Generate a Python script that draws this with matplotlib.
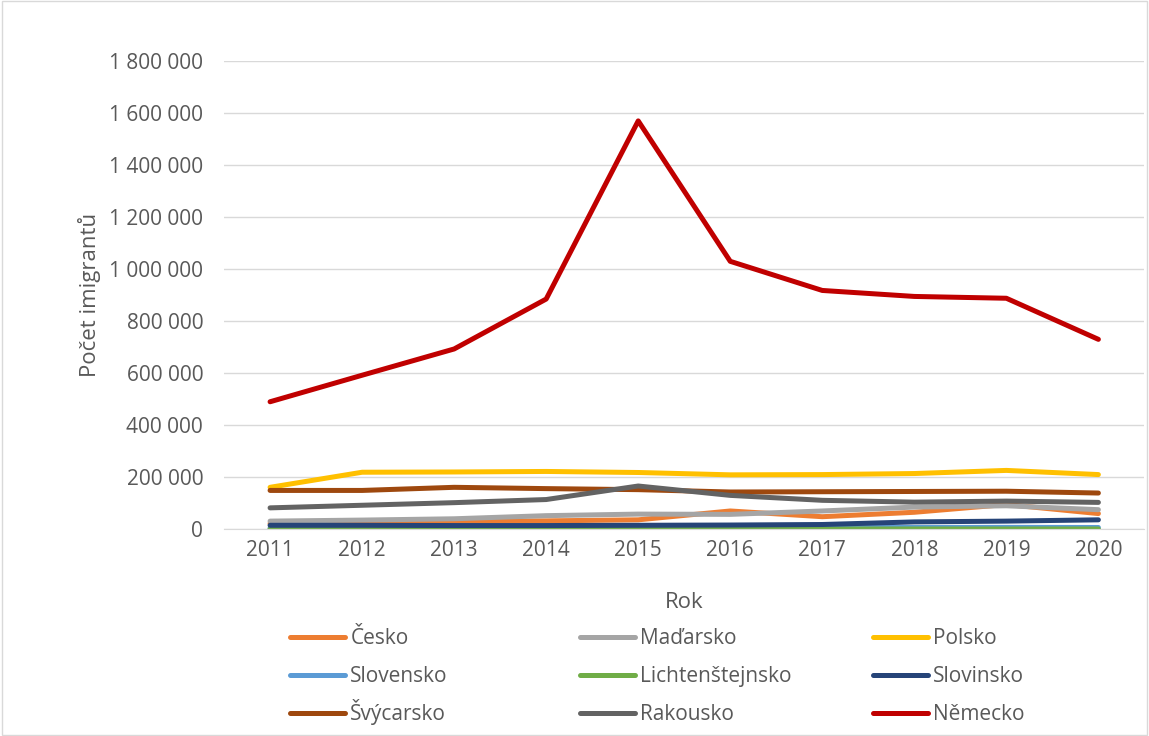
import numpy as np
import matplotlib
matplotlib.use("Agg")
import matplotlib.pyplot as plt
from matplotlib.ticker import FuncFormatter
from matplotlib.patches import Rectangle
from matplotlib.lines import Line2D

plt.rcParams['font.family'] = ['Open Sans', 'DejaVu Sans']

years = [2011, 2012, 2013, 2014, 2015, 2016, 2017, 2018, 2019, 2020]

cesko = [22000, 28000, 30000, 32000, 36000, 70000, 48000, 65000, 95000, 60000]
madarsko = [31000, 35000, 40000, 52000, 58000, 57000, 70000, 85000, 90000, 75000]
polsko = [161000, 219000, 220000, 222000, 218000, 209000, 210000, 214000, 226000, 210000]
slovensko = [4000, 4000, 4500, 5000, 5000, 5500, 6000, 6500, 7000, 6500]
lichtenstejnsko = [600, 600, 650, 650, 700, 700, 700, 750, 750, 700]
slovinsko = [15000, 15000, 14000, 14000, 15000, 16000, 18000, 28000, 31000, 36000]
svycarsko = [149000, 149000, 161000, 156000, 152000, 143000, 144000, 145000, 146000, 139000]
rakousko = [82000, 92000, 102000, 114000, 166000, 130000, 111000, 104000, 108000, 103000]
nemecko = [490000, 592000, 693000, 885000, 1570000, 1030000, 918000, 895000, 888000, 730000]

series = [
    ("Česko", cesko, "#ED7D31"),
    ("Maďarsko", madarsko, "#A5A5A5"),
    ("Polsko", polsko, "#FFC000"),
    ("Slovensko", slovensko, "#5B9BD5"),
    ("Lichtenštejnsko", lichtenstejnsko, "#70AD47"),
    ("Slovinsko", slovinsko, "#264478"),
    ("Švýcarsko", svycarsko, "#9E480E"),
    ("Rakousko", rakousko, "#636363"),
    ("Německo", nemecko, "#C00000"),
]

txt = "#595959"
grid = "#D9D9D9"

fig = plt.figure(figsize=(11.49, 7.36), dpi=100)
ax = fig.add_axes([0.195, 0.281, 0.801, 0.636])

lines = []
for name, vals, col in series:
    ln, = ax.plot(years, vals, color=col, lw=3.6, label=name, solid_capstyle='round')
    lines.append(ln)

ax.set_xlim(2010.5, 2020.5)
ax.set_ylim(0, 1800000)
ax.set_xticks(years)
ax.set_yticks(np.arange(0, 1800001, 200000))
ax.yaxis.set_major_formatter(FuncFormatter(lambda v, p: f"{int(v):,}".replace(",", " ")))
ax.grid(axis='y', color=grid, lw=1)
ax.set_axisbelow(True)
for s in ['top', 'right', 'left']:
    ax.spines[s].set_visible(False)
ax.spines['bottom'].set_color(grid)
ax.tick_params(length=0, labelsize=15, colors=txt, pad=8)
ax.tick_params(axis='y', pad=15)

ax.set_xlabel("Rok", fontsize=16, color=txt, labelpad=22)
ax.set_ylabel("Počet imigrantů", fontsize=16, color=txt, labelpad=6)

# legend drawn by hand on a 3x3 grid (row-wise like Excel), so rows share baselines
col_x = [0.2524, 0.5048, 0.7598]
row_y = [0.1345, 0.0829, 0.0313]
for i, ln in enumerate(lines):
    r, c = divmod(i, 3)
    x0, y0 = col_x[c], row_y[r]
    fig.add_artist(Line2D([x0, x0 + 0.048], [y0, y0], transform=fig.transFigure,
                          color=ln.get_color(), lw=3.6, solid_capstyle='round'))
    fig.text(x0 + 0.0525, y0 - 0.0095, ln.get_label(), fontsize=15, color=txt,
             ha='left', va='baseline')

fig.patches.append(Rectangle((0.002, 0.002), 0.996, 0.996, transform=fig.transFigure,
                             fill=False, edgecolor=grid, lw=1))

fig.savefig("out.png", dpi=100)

▶ Exercise requirements
Return nothing but the lines running from the start of the data to the line with "2018, 2019, 2020]", please, both ends included and no pictures.

▶ Solution for this problem
Generate a Python script that draws this with matplotlib.
import numpy as np
import matplotlib
matplotlib.use("Agg")
import matplotlib.pyplot as plt
from matplotlib.ticker import FuncFormatter
from matplotlib.patches import Rectangle
from matplotlib.lines import Line2D

plt.rcParams['font.family'] = ['Open Sans', 'DejaVu Sans']

years = [2011, 2012, 2013, 2014, 2015, 2016, 2017, 2018, 2019, 2020]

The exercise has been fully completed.